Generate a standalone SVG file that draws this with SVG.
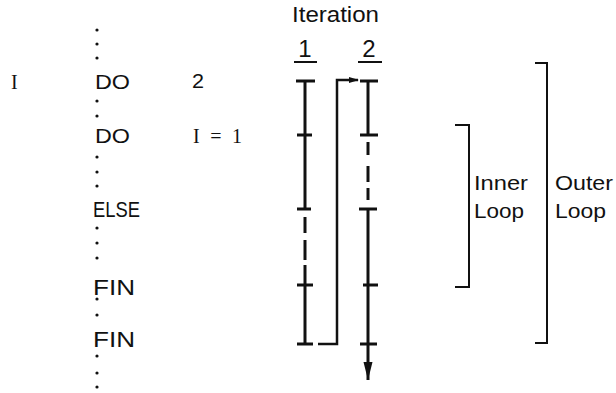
<svg xmlns="http://www.w3.org/2000/svg" width="616" height="393" viewBox="0 0 616 393">
<defs>
<style>
.s{font-family:"Liberation Sans","Noto Sans",sans-serif;fill:#111}
.r{font-family:"Liberation Serif","DejaVu Serif",serif;fill:#111}
.ln{stroke:#111;stroke-width:3;fill:none}
.tk{stroke:#111;stroke-width:3}
.br{stroke:#111;stroke-width:2;fill:none}
.ds{stroke:#111;stroke-width:3;fill:none}
.dot{fill:#111}
</style>
<marker id="ahR" markerWidth="10" markerHeight="8" refX="9" refY="4" orient="auto" markerUnits="userSpaceOnUse">
<path d="M0,1 L10,4 L0,7 Z" fill="#111"/>
</marker>
<marker id="ahD" markerWidth="20" markerHeight="10" refX="18" refY="5" orient="auto" markerUnits="userSpaceOnUse">
<path d="M0,0.5 L18,5 L0,9.5 Z" fill="#111"/>
</marker>
</defs>
<rect width="616" height="393" fill="#fff"/>

<g id="program">
<g class="dot">
<circle cx="97" cy="30" r="1.6"/><circle cx="97" cy="44" r="1.6"/><circle cx="97" cy="58" r="1.6"/>
<circle cx="97" cy="101" r="1.6"/><circle cx="97" cy="116" r="1.6"/>
<circle cx="97" cy="157" r="1.6"/><circle cx="97" cy="172" r="1.6"/><circle cx="97" cy="186" r="1.6"/>
<circle cx="97" cy="228" r="1.6"/><circle cx="97" cy="243" r="1.6"/><circle cx="97" cy="258" r="1.6"/>
<circle cx="97" cy="299" r="1.6"/><circle cx="97" cy="315" r="1.6"/>
<circle cx="97" cy="356" r="1.6"/><circle cx="97" cy="373" r="1.6"/><circle cx="97" cy="387" r="1.6"/>
</g>
<text class="r" x="11" y="89" font-size="20">I</text>
<text class="s" x="95" y="89" font-size="20" textLength="35" lengthAdjust="spacingAndGlyphs">DO</text>
<text class="s" x="192" y="88" font-size="20" textLength="12" lengthAdjust="spacingAndGlyphs">2</text>
<text class="s" x="95" y="143" font-size="20" textLength="35" lengthAdjust="spacingAndGlyphs">DO</text>
<text class="r" x="193" y="143" font-size="20" textLength="49" lengthAdjust="spacing">I = 1</text>
<text class="s" x="93" y="217" font-size="22" textLength="47" lengthAdjust="spacingAndGlyphs">ELSE</text>
<text class="s" x="93" y="295" font-size="22" textLength="42" lengthAdjust="spacingAndGlyphs">FIN</text>
<text class="s" x="93" y="347" font-size="22" textLength="42" lengthAdjust="spacingAndGlyphs">FIN</text>
</g>

<g id="header">
<text class="s" x="292" y="22" font-size="22" textLength="87" lengthAdjust="spacingAndGlyphs">Iteration</text>
<text class="s" x="305" y="57" font-size="24" text-anchor="middle">1</text>
<text class="s" x="369" y="57" font-size="24" text-anchor="middle">2</text>
<line class="br" x1="294" y1="62" x2="317" y2="62"/>
<line class="br" x1="358" y1="62" x2="382" y2="62"/>
</g>

<g id="iteration1">
<line class="ln" x1="305" y1="81" x2="305" y2="209"/>
<line class="ds" x1="305" y1="217" x2="305" y2="233"/>
<line class="ds" x1="305" y1="240" x2="305" y2="260"/>
<line class="ds" x1="305" y1="265" x2="305" y2="285"/>
<line class="ln" x1="305" y1="285" x2="305" y2="344"/>
<line class="tk" x1="296" y1="81" x2="315" y2="81"/>
<line class="tk" x1="297" y1="135" x2="312" y2="135"/>
<line class="tk" x1="297" y1="209" x2="311" y2="209"/>
<line class="tk" x1="297" y1="285" x2="313" y2="285"/>
<line class="tk" x1="297" y1="344" x2="313" y2="344"/>
</g>

<g id="iteration2">
<line class="ln" x1="368" y1="81" x2="368" y2="135"/>
<line class="ds" x1="368" y1="142" x2="368" y2="155"/>
<line class="ds" x1="368" y1="166" x2="368" y2="182"/>
<line class="ds" x1="368" y1="188" x2="368" y2="200"/>
<line class="ln" x1="368" y1="209" x2="368" y2="380" marker-end="url(#ahD)"/>
<line class="tk" x1="360" y1="81" x2="378" y2="81"/>
<line class="tk" x1="360" y1="135" x2="378" y2="135"/>
<line class="tk" x1="359" y1="209" x2="377" y2="209"/>
<line class="tk" x1="363" y1="285" x2="378" y2="285"/>
<line class="tk" x1="360" y1="344" x2="377" y2="344"/>
</g>

<g id="connectors">
<polyline class="br" points="318,344 337,344 337,80 358,80" marker-end="url(#ahR)" style="stroke-width:2.5"/>
</g>

<g id="innerLoop">
<polyline class="br" points="455,125 469,125 469,287 455,287"/>
<text class="s" x="474" y="190" font-size="21" textLength="54" lengthAdjust="spacingAndGlyphs">Inner</text>
<text class="s" x="474" y="218" font-size="21" textLength="50" lengthAdjust="spacingAndGlyphs">Loop</text>
</g>

<g id="outerLoop">
<polyline class="br" points="535,63 547,63 547,343 535,343"/>
<text class="s" x="555" y="190" font-size="21" textLength="58" lengthAdjust="spacingAndGlyphs">Outer</text>
<text class="s" x="555" y="218" font-size="21" textLength="51" lengthAdjust="spacingAndGlyphs">Loop</text>
</g>
</svg>
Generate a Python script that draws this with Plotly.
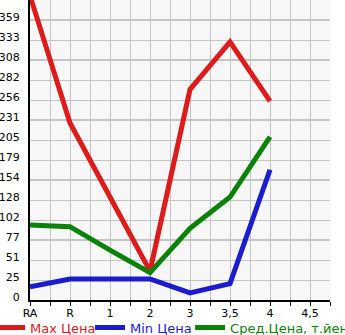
import plotly.graph_objects as go

categories = ["RA", "R", "1", "2", "3", "3,5", "4"]
max_price = [390, 227, 132, 37, 270, 331, 255]
min_price = [17, 27, 27, 27, 9, 21, 167]
avg_price = [96, 94, 64, 35, 92, 132, 209]
x_labels = ["RA", "R", "1", "2", "3", "3,5", "4", "4,5"]
y_ticks = [0, 25, 51, 77, 102, 128, 154, 179, 205, 231, 256, 282, 308, 333, 359]

series = [("Max Цена", max_price, "#dd1b1b", "legend", "paper", -0.1333),
          ("Min Цена", min_price, "#1c1ccf", "legend2", "container", 0.261),
          ("Сред.Цена, т.йен", avg_price, "#0a820a", "legend3", "container", 0.551)]

xs = list(range(len(categories)))
fig = go.Figure()
legend_layout = {}
for name, vals, col, lg, xr, lx in series:
    fig.add_trace(go.Scatter(x=xs, y=vals, mode="lines", name=name,
                             line=dict(color=col, width=5),
                             legend=lg, cliponaxis=True))
    legend_layout[lg] = dict(orientation="h", xref=xr, yref="container",
                             x=lx, xanchor="left", y=0.022, yanchor="middle",
                             font=dict(size=13, color=col), itemwidth=30,
                             bgcolor="rgba(0,0,0,0)", borderwidth=0)

fig.update_layout(
    width=345, height=335,
    margin=dict(l=30, r=15, t=0, b=35, autoexpand=False),
    paper_bgcolor="white", plot_bgcolor="#f7f7f7",
    font=dict(family="DejaVu Sans", size=11, color="black"),
    showlegend=True,
    **legend_layout,
)
fig.update_xaxes(range=[0, 7.5], tickvals=list(range(len(x_labels))), ticktext=x_labels,
                 showgrid=True, gridcolor="#c4c4c4", gridwidth=1,
                 ticks="outside", ticklen=4, tickcolor="black",
                 minor=dict(dtick=0.5, tick0=0, showgrid=True, gridcolor="#c4c4c4",
                            ticks="outside", ticklen=4, tickcolor="black"),
                 showline=True, linecolor="black", linewidth=2, zeroline=False,
                 ticklabelstandoff=-2,
                 tickfont=dict(size=11), fixedrange=True)
fig.update_yaxes(range=[0, 384.6], tickvals=y_ticks, ticktext=[str(v) for v in y_ticks],
                 showgrid=True, gridcolor="#c4c4c4", gridwidth=1,
                 minor=dict(dtick=25.64, tick0=0, showgrid=True, gridcolor="#c4c4c4"),
                 showline=True, linecolor="black", linewidth=2, zeroline=False,
                 ticks="", ticklabelshift=-3, ticklabelstandoff=6,
                 tickfont=dict(size=11), fixedrange=True)

fig.write_html("out.html")
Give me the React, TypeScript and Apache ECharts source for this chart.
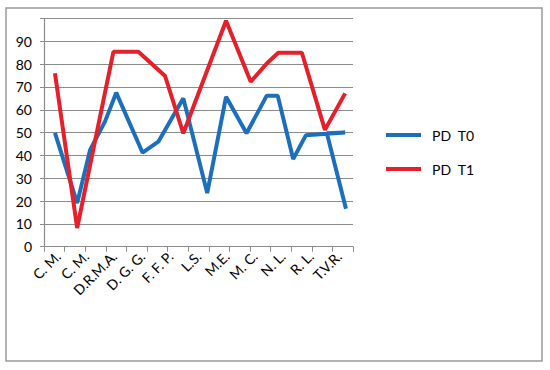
import React, { useEffect, useRef } from "react";
import * as echarts from "echarts";

const categories = ["C. M.", "C. M.", "D.R.M.A.", "D. G. G.", "F. F. P.", "L.S.", "M.E.", "M. C.", "N. L.", "R. L.", "T.V.R."];

const seriesNames = ["PD  T0", "PD  T1"];

// positions along the 11-category axis (category i centred at i + 0.5)
const t0X = [0.39, 1.18, 1.64, 2.17, 2.57, 3.51, 4.07, 4.96, 5.81, 6.48, 7.21, 7.93, 8.32, 8.87, 9.32, 10.72, 10.07, 10.75];
const t0Y = [49.9, 19.1, 42.4, 54.8, 67.5, 41.2, 46, 65, 23.5, 65.7, 49.7, 66.2, 66.2, 38.4, 48.8, 50, 49.7, 16.6];

const t1X = [0.39, 1.18, 2.47, 3.36, 4.31, 4.96, 6.48, 7.36, 7.93, 8.34, 9.18, 10.0, 10.72];
const t1Y = [76, 8.2, 85.4, 85.4, 74.8, 49.7, 99, 72.3, 80.3, 85, 85, 51.2, 67.2];

const yTicks = [0, 10, 20, 30, 40, 50, 60, 70, 80, 90];

export default function App() {
  const ref = useRef<HTMLDivElement>(null);
  useEffect(() => {
    if (!ref.current) return;
    const chart = echarts.init(ref.current, null, { renderer: "svg" });
    const font = "Lato, 'Open Sans', sans-serif";
    const zip = (xs: number[], ys: number[]) => xs.map((x, i) => [x, ys[i]]);
    chart.setOption({
      animation: false,
      backgroundColor: "#ffffff",
      textStyle: { fontFamily: font },
      graphic: [
        {
          type: "rect",
          shape: { x: 6, y: 8, width: 536, height: 353 },
          style: { fill: "none", stroke: "#9a9a9a", lineWidth: 1.5 },
          silent: true,
        },
      ],
      grid: { left: 44, right: 197, top: 18.5, bottom: 123.3, containLabel: false },
      legend: {
        orient: "vertical",
        left: 381,
        top: 123,
        itemWidth: 35,
        itemHeight: 4,
        itemGap: 20,
        icon: "rect",
        data: seriesNames,
        textStyle: { fontSize: 14, color: "#000", fontFamily: font, padding: [0, 0, 0, 6] },
      },
      xAxis: [
        {
          type: "value",
          min: 0,
          max: 11,
          interval: 11 / 15,
          axisLine: { show: true, lineStyle: { color: "#8c8c8c", width: 1.2 } },
          axisTick: { show: true, length: 5, lineStyle: { color: "#8c8c8c" } },
          axisLabel: { show: false },
          splitLine: { show: false },
        },
        {
          type: "category",
          position: "bottom",
          data: categories,
          boundaryGap: true,
          axisLine: { show: false },
          axisTick: { show: false },
          axisLabel: {
            rotate: 45,
            margin: 7,
            interval: 0,
            fontSize: 14,
            color: "#000",
            fontFamily: font,
          },
          splitLine: { show: false },
        },
      ],
      yAxis: {
        type: "value",
        min: 0,
        max: 100,
        interval: 10,
        axisLine: { show: true, lineStyle: { color: "#8c8c8c", width: 1.2 } },
        axisTick: { show: true, length: 4, lineStyle: { color: "#8c8c8c" } },
        axisLabel: {
          fontSize: 14,
          color: "#000",
          margin: 12,
          fontFamily: font,
          formatter: (v: number) => (yTicks.includes(v) ? String(v) : ""),
        },
        splitLine: { show: true, lineStyle: { color: "#8c8c8c", width: 1.2 } },
      },
      series: [
        {
          name: seriesNames[0],
          type: "line",
          xAxisIndex: 0,
          data: zip(t0X, t0Y),
          showSymbol: false,
          symbol: "none",
          lineStyle: { color: "#1c6fbd", width: 4 },
          itemStyle: { color: "#1c6fbd" },
        },
        {
          name: seriesNames[1],
          type: "line",
          xAxisIndex: 0,
          data: zip(t1X, t1Y),
          showSymbol: false,
          symbol: "none",
          lineStyle: { color: "#e5202b", width: 4 },
          itemStyle: { color: "#e5202b" },
        },
      ],
    });
    return () => chart.dispose();
  }, []);
  return <div ref={ref} style={{ width: 550, height: 370, position: "absolute", left: 0, top: 0 }} />;
}
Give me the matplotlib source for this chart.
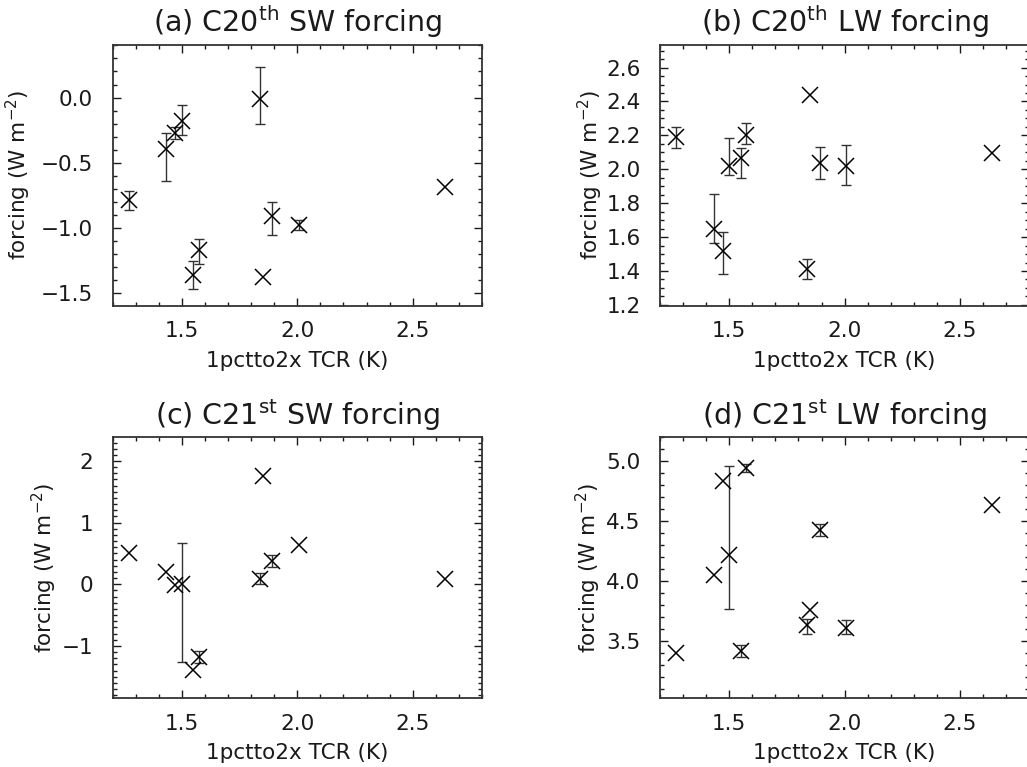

————————

• [Aim of the task]: Omit all pictures, and reproduce exactly the lines from the one holding "Give me the React, TypeScript" through the one holding "70, 80, 90];", both included.

• [Task solution]:
Give me the React, TypeScript and Apache ECharts source for this chart.
import React, { useEffect, useRef } from "react";
import * as echarts from "echarts";

const categories = ["C. M.", "C. M.", "D.R.M.A.", "D. G. G.", "F. F. P.", "L.S.", "M.E.", "M. C.", "N. L.", "R. L.", "T.V.R."];

const seriesNames = ["PD  T0", "PD  T1"];

// positions along the 11-category axis (category i centred at i + 0.5)
const t0X = [0.39, 1.18, 1.64, 2.17, 2.57, 3.51, 4.07, 4.96, 5.81, 6.48, 7.21, 7.93, 8.32, 8.87, 9.32, 10.72, 10.07, 10.75];
const t0Y = [49.9, 19.1, 42.4, 54.8, 67.5, 41.2, 46, 65, 23.5, 65.7, 49.7, 66.2, 66.2, 38.4, 48.8, 50, 49.7, 16.6];

const t1X = [0.39, 1.18, 2.47, 3.36, 4.31, 4.96, 6.48, 7.36, 7.93, 8.34, 9.18, 10.0, 10.72];
const t1Y = [76, 8.2, 85.4, 85.4, 74.8, 49.7, 99, 72.3, 80.3, 85, 85, 51.2, 67.2];

const yTicks = [0, 10, 20, 30, 40, 50, 60, 70, 80, 90];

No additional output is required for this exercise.